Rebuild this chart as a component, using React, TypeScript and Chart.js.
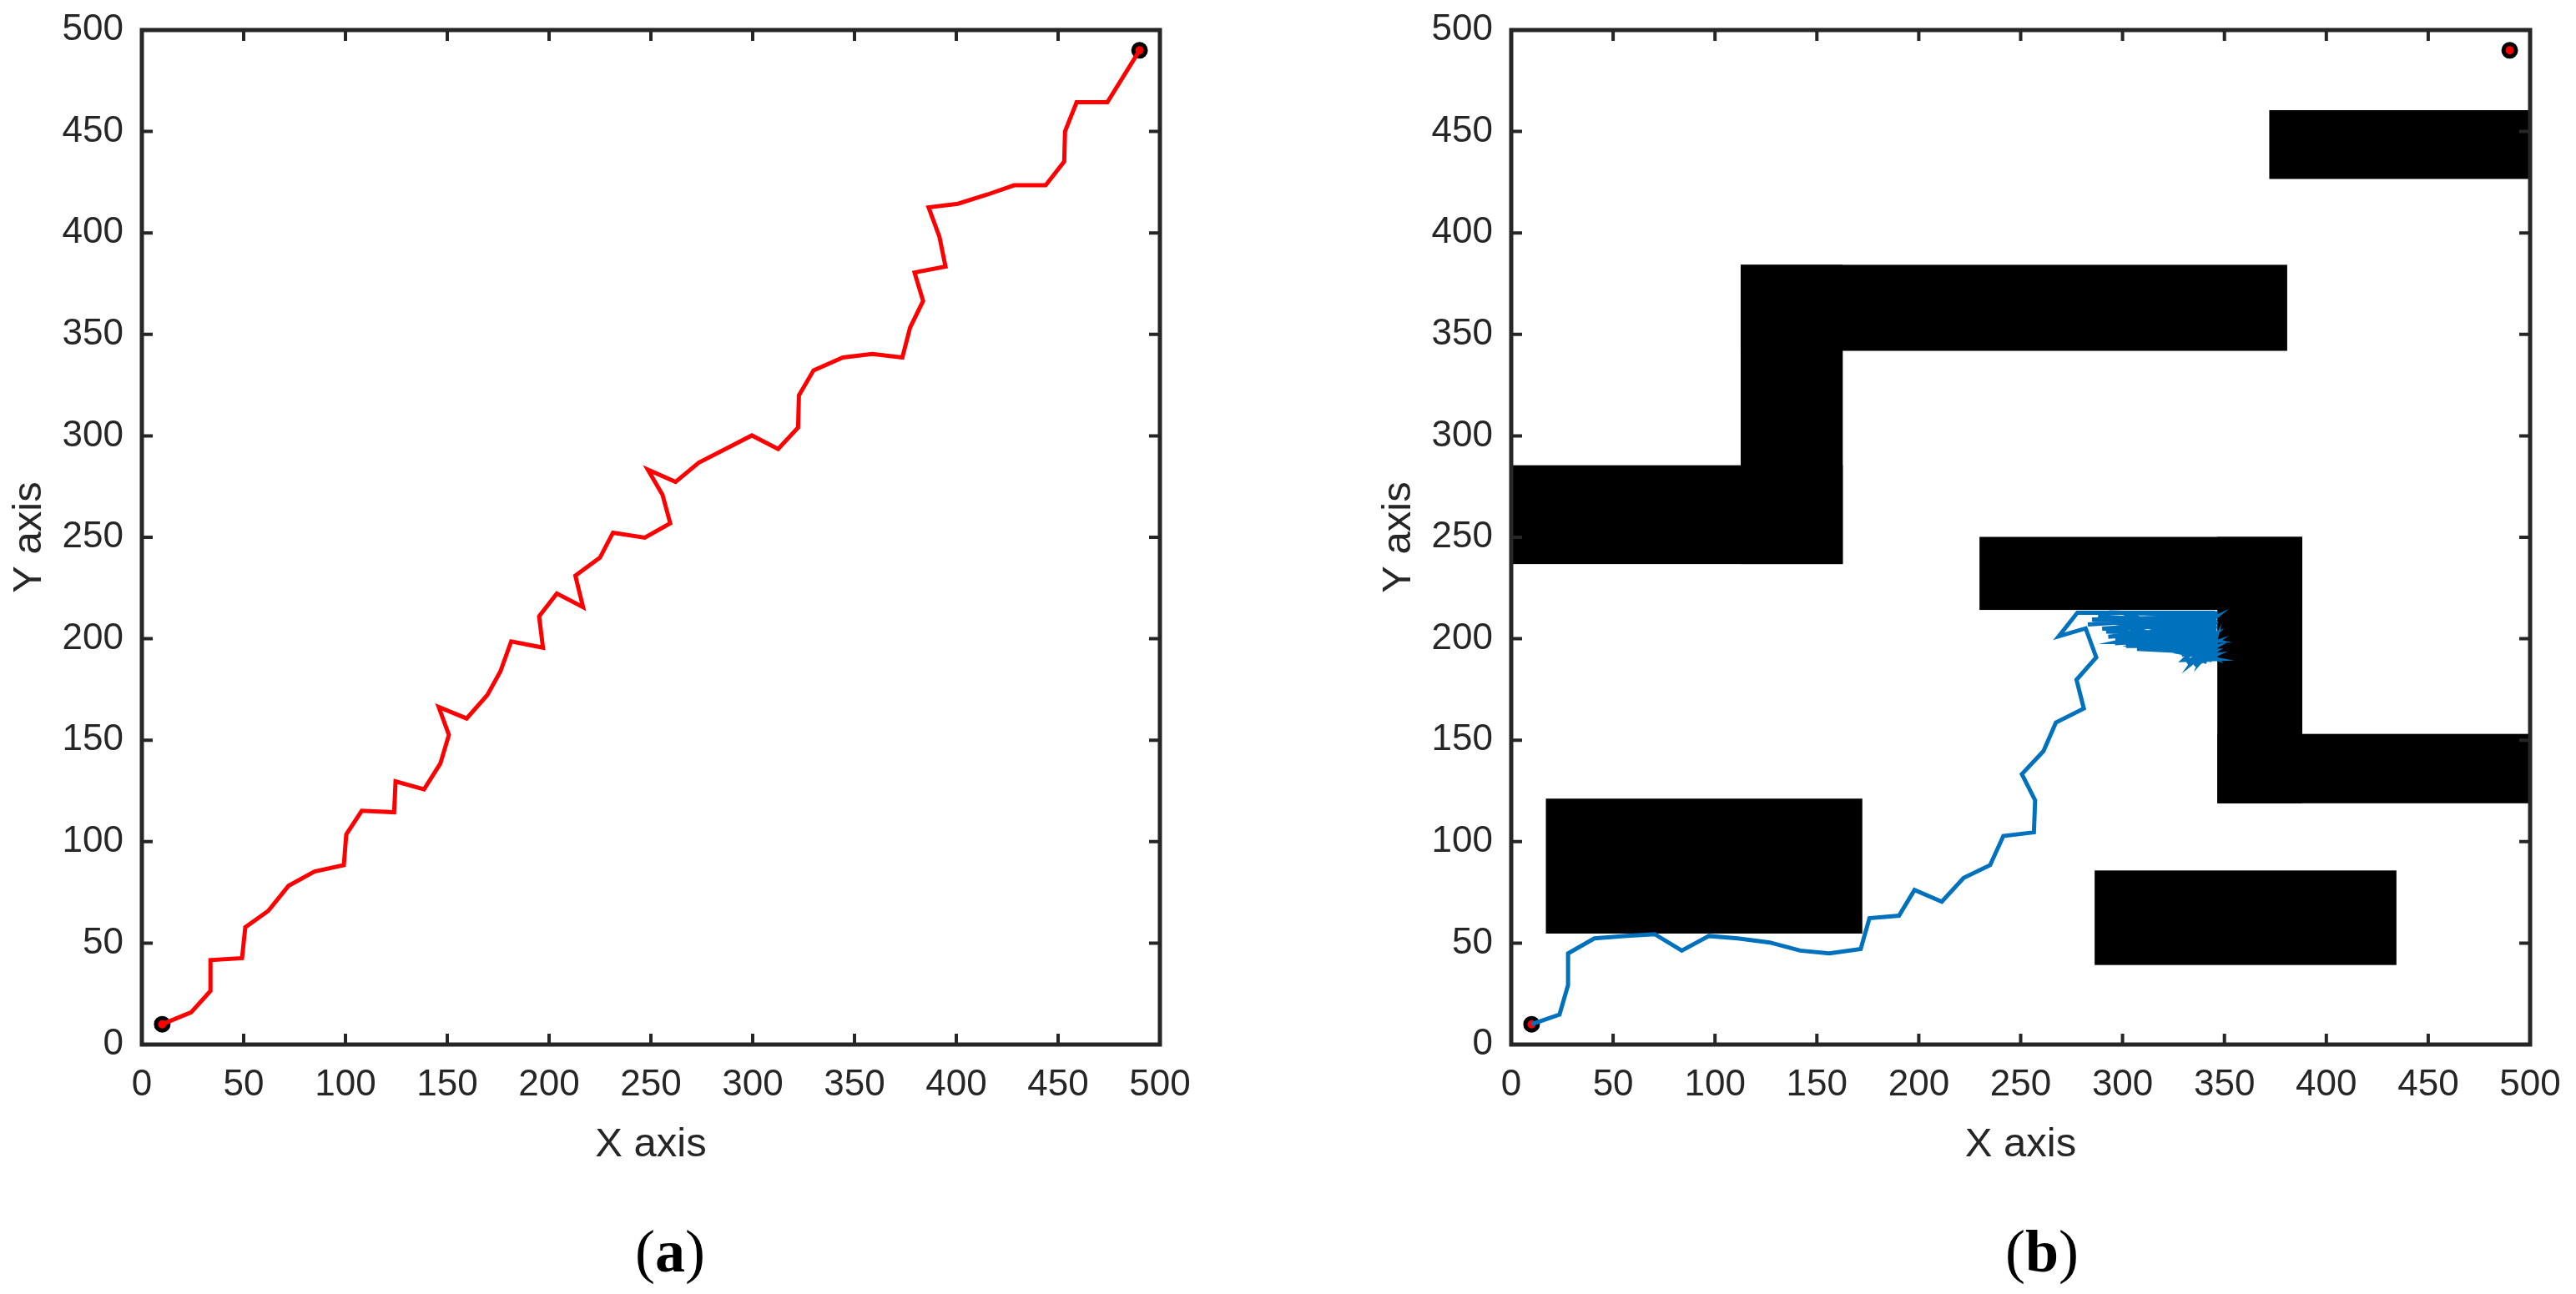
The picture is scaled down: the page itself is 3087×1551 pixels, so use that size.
import React, { useEffect, useRef } from "react";
import { Chart, registerables } from "chart.js";

Chart.register(...registerables);

// ---------- data ----------
const tickValues = [0, 50, 100, 150, 200, 250, 300, 350, 400, 450, 500];
const axisMin = 0;
const axisMax = 500;
const xAxisTitle = "X axis";
const yAxisTitle = "Y axis";
const panelLetters = ["a", "b"];

const startGoalX = [10, 490];
const startGoalY = [10, 490];

// (a) path in free space
const redPathX = [10, 24.2, 33.7, 33.7, 49.2, 50.8, 62.1, 72.0, 84.8, 99.2, 100.4, 108.0, 123.9, 124.6, 138.6, 146.6, 150.8, 145.8, 159.5, 169.7, 176.1, 181.4, 197.0, 195.1, 203.8, 216.7, 212.9, 225.0, 231.4, 247.0, 259.5, 255.7, 248.5, 262.1, 273.5, 299.6, 312.5, 322.3, 322.7, 329.9, 344.3, 358.7, 373.5, 377.3, 383.7, 379.5, 394.7, 391.7, 386.4, 400.8, 415.5, 428.4, 443.9, 453.0, 453.4, 459.1, 474.2, 490];
const redPathY = [10, 15.9, 26.4, 41.6, 42.6, 57.8, 65.9, 78.2, 85.3, 88.4, 103.6, 115.2, 114.5, 129.7, 125.8, 138.5, 152.6, 166.3, 160.7, 172.3, 183.9, 198.7, 195.6, 211.1, 222.3, 215.6, 231.1, 240.0, 252.3, 249.8, 256.9, 271.0, 283.3, 277.3, 286.8, 300.2, 293.5, 304.1, 319.9, 332.3, 338.6, 340.4, 338.6, 353.4, 366.5, 380.5, 383.4, 398.2, 412.6, 414.4, 419.0, 423.5, 423.5, 435.2, 450.0, 464.4, 464.4, 490];

// (b) path among obstacles: approach, then oscillation below the middle obstacle
const bluePathX = [10, 23.7, 27.9, 27.9, 40.8, 55.4, 70.4, 83.7, 97.0, 111.2, 126.9, 141.8, 156.1, 171.5, 175.8, 190.3, 197.9, 211.3, 222.0, 235.0, 241.5, 256.5, 257.1, 250.6, 261.2, 267.3, 281.0, 277.4, 287.1, 281.9, 268.7, 277.8,
  345.5, 283, 345.5, 285, 345.5, 290, 345.5, 293, 345.5, 296.5, 345.5, 296.3, 345.5, 299, 345.5, 301.7, 345.5, 304, 345.5, 307.1, 345.5, 310, 345.5, 312, 345.5, 315.3, 345.5, 318, 345.5, 320.8, 345.5, 323, 345.5, 326.2, 345.5, 329, 345.5, 331.6, 345.5, 333, 345.5, 335.1, 345.5, 337, 345.5, 339.1, 345.5, 341, 345.5, 342.5, 345.5, 344, 345.5, 345.3,
  345.5, 300, 345.5, 305, 345.5, 309, 345.5, 313, 345.5, 317, 345.5, 321, 345.5, 325, 345.5, 328, 345.5, 332, 345.5, 336, 345.5, 340, 345.5, 288, 345.5, 295, 345.5, 303, 345.5,
  298, 345.5, 306, 345.5, 314, 345.5, 319, 345.5, 324, 345.5, 327, 345.5, 330, 345.5, 334, 345.5, 338, 345.5, 340, 345.5, 343, 345.5, 292, 345.5];
const bluePathY = [10, 14.8, 29.3, 44.9, 52.3, 53.5, 54.4, 46.3, 53.5, 52.3, 50.3, 46.3, 44.9, 47.1, 62.3, 63.5, 76.2, 70.4, 82.1, 88.4, 102.8, 104.6, 120.4, 133.3, 144.6, 158.7, 165.6, 179.8, 190.8, 205.1, 201.2, 212.8,
  212.8, 207, 211, 209.5, 209, 205, 207, 201, 205, 199.5, 203, 197.8, 201, 203, 199, 196.4, 197, 200, 195, 195, 193, 199, 212, 196, 210, 194.4, 208, 198, 206, 195, 204, 197, 202, 194.6, 200, 192, 198, 188.1, 196, 193, 194, 187.1, 192, 191, 212.5, 189.5, 209.5, 192, 206.5, 188.6, 203.5, 190, 200.5, 190.9,
  197.5, 212.8, 211.5, 205, 194.5, 202, 208.5, 200, 199.5, 203, 205.5, 199, 191.5, 201, 210.5, 196, 196.5, 198, 202.5, 194, 190.5, 196, 207.5, 211, 201.5, 208, 212, 209, 199,
  198.5, 209, 197, 195.5, 196, 206, 194.8, 193, 196.5, 211, 193.5, 190, 189.5, 204, 188, 197, 188.5, 208, 188, 199, 189, 212.5, 203.5, 202];

// obstacles of (b): rectangles [x1,x2] x [y1,y2]
const obstacleX1 = [372, 0, 112.6, 112.6, 229.8, 346.5, 346.5, 17.0, 286.3];
const obstacleX2 = [500, 162.7, 162.7, 380.8, 388.2, 388.2, 500, 172.3, 434.4];
const obstacleY1 = [426.6, 236.8, 236.8, 341.9, 214.2, 118.9, 118.9, 54.7, 39.2];
const obstacleY2 = [460.5, 285.5, 384.3, 384.3, 250.2, 250.2, 153.1, 121.2, 85.8];

// ---------- styling ----------
const INK = "#262626";
const SANS = "'Liberation Sans', Arial, Helvetica, sans-serif";

const toPoints = (xs: number[], ys: number[]) => xs.map((x, i) => ({ x, y: ys[i] }));

const framePlugin = {
  id: "matlabFrame",
  afterDatasetsDraw(chart: any) {
    const { ctx, chartArea, scales } = chart;
    const { left, top, right, bottom } = chartArea;
    const xs = scales.x;
    const ys = scales.y;
    ctx.save();
    ctx.strokeStyle = INK;
    ctx.lineWidth = 4;
    ctx.beginPath();
    xs.ticks.forEach((t: any) => {
      const px = xs.getPixelForValue(t.value);
      ctx.moveTo(px, bottom);
      ctx.lineTo(px, bottom - 13);
      ctx.moveTo(px, top);
      ctx.lineTo(px, top + 13);
    });
    ys.ticks.forEach((t: any) => {
      const py = ys.getPixelForValue(t.value);
      ctx.moveTo(left, py);
      ctx.lineTo(left + 13, py);
      ctx.moveTo(right, py);
      ctx.lineTo(right - 13, py);
    });
    ctx.stroke();
    ctx.lineWidth = 5;
    ctx.strokeRect(left, top, right - left, bottom - top);
    ctx.restore();
  },
};

const obstaclePlugin = {
  id: "obstacles",
  beforeDatasetsDraw(chart: any, _args: any, opts: any) {
    if (!opts || !opts.show) return;
    const { ctx, chartArea, scales } = chart;
    const xs = scales.x;
    const ys = scales.y;
    ctx.save();
    ctx.beginPath();
    ctx.rect(chartArea.left, chartArea.top, chartArea.right - chartArea.left, chartArea.bottom - chartArea.top);
    ctx.clip();
    ctx.fillStyle = "#000000";
    obstacleX1.forEach((x1, i) => {
      const px1 = xs.getPixelForValue(x1);
      const px2 = xs.getPixelForValue(obstacleX2[i]);
      const py1 = ys.getPixelForValue(obstacleY1[i]);
      const py2 = ys.getPixelForValue(obstacleY2[i]);
      ctx.fillRect(Math.min(px1, px2), Math.min(py1, py2), Math.abs(px2 - px1), Math.abs(py2 - py1));
    });
    ctx.restore();
  },
};

function Panel({ kind, left, width }: { kind: "a" | "b"; left: number; width: number }) {
  const ref = useRef<HTMLCanvasElement | null>(null);
  useEffect(() => {
    if (!ref.current) return;
    const areaRight = kind === "a" ? 1390 : 3032;
    const pathX = kind === "a" ? redPathX : bluePathX;
    const pathY = kind === "a" ? redPathY : bluePathY;
    const pathColor = kind === "a" ? "#FF0000" : "#0072BD";
    const axisCommon = {
      type: "linear" as const,
      min: axisMin,
      max: axisMax,
      afterBuildTicks: (s: any) => {
        s.ticks = tickValues.map((v) => ({ value: v }));
      },
      grid: { display: false, drawTicks: false },
      border: { display: false },
    };
    const chart = new Chart(ref.current, {
      type: "scatter",
      data: {
        datasets: [
          {
            data: toPoints(pathX, pathY),
            showLine: true,
            borderColor: pathColor,
            borderWidth: 5,
            pointRadius: 0,
            pointHoverRadius: 0,
            tension: 0,
          } as any,
          {
            data: toPoints(startGoalX, startGoalY),
            showLine: false,
            pointRadius: 7.5,
            pointBackgroundColor: "#FF0000",
            pointBorderColor: "#000000",
            pointBorderWidth: 5,
          } as any,
        ],
      },
      options: {
        responsive: false,
        animation: false,
        devicePixelRatio: 1,
        layout: { padding: { top: 36, right: width - (areaRight - left), bottom: 8, left: 0 } },
        plugins: {
          legend: { display: false },
          tooltip: { enabled: false },
          obstacles: { show: kind === "b" },
        } as any,
        scales: {
          x: {
            ...axisCommon,
            position: "bottom",
            afterFit: (s: any) => {
              s.height = 150;
              s.paddingLeft = 0;
              s.paddingRight = 0;
            },
            ticks: {
              color: INK,
              font: { family: SANS, size: 44 },
              padding: 22,
              maxRotation: 0,
              autoSkip: false,
            },
            title: {
              display: true,
              text: xAxisTitle,
              color: INK,
              font: { family: SANS, size: 49 },
              padding: { top: 0, bottom: 0 },
            },
          },
          y: {
            ...axisCommon,
            position: "left",
            afterFit: (s: any) => {
              s.width = 170;
              s.paddingTop = 0;
              s.paddingBottom = 0;
            },
            ticks: {
              color: INK,
              font: { family: SANS, size: 44 },
              padding: 22,
              autoSkip: false,
            },
            title: {
              display: true,
              text: yAxisTitle,
              color: INK,
              font: { family: SANS, size: 49 },
              padding: { top: 6, bottom: 0 },
            },
          },
        } as any,
      },
      plugins: [obstaclePlugin as any, framePlugin as any],
    });
    return () => chart.destroy();
  }, [kind, left, width]);
  return (
    <canvas
      ref={ref}
      width={width}
      height={1410}
      style={{ position: "absolute", left, top: 0, width, height: 1410, display: "block" }}
    />
  );
}

function PanelLabel({ letter, cx }: { letter: string; cx: number }) {
  return (
    <div
      style={{
        position: "absolute",
        left: cx - 100,
        top: 1460,
        width: 200,
        textAlign: "center",
        fontFamily: "'Liberation Serif', 'Times New Roman', serif",
        fontSize: 72,
        lineHeight: "80px",
        color: "#000",
      }}
    >
      (<b>{letter}</b>)
    </div>
  );
}

export default function App() {
  return (
    <div style={{ position: "absolute", left: 0, top: 0, width: 3087, height: 1551, background: "#fff", overflow: "hidden" }}>
      <Panel kind="a" left={0} width={1500} />
      <Panel kind="b" left={1641} width={1440} />
      <PanelLabel letter={panelLetters[0]} cx={803} />
      <PanelLabel letter={panelLetters[1]} cx={2447} />
    </div>
  );
}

■ PROMPT
Output the section opening with the line that has "The picture is" and closing with the line that has "464.4, 464.4, 490];". Keep both end lines and leave out the rest.

■ RESULT FOR THIS TASK
The picture is scaled down: the page itself is 3087×1551 pixels, so use that size.
import React, { useEffect, useRef } from "react";
import { Chart, registerables } from "chart.js";

Chart.register(...registerables);

// ---------- data ----------
const tickValues = [0, 50, 100, 150, 200, 250, 300, 350, 400, 450, 500];
const axisMin = 0;
const axisMax = 500;
const xAxisTitle = "X axis";
const yAxisTitle = "Y axis";
const panelLetters = ["a", "b"];

const startGoalX = [10, 490];
const startGoalY = [10, 490];

// (a) path in free space
const redPathX = [10, 24.2, 33.7, 33.7, 49.2, 50.8, 62.1, 72.0, 84.8, 99.2, 100.4, 108.0, 123.9, 124.6, 138.6, 146.6, 150.8, 145.8, 159.5, 169.7, 176.1, 181.4, 197.0, 195.1, 203.8, 216.7, 212.9, 225.0, 231.4, 247.0, 259.5, 255.7, 248.5, 262.1, 273.5, 299.6, 312.5, 322.3, 322.7, 329.9, 344.3, 358.7, 373.5, 377.3, 383.7, 379.5, 394.7, 391.7, 386.4, 400.8, 415.5, 428.4, 443.9, 453.0, 453.4, 459.1, 474.2, 490];
const redPathY = [10, 15.9, 26.4, 41.6, 42.6, 57.8, 65.9, 78.2, 85.3, 88.4, 103.6, 115.2, 114.5, 129.7, 125.8, 138.5, 152.6, 166.3, 160.7, 172.3, 183.9, 198.7, 195.6, 211.1, 222.3, 215.6, 231.1, 240.0, 252.3, 249.8, 256.9, 271.0, 283.3, 277.3, 286.8, 300.2, 293.5, 304.1, 319.9, 332.3, 338.6, 340.4, 338.6, 353.4, 366.5, 380.5, 383.4, 398.2, 412.6, 414.4, 419.0, 423.5, 423.5, 435.2, 450.0, 464.4, 464.4, 490];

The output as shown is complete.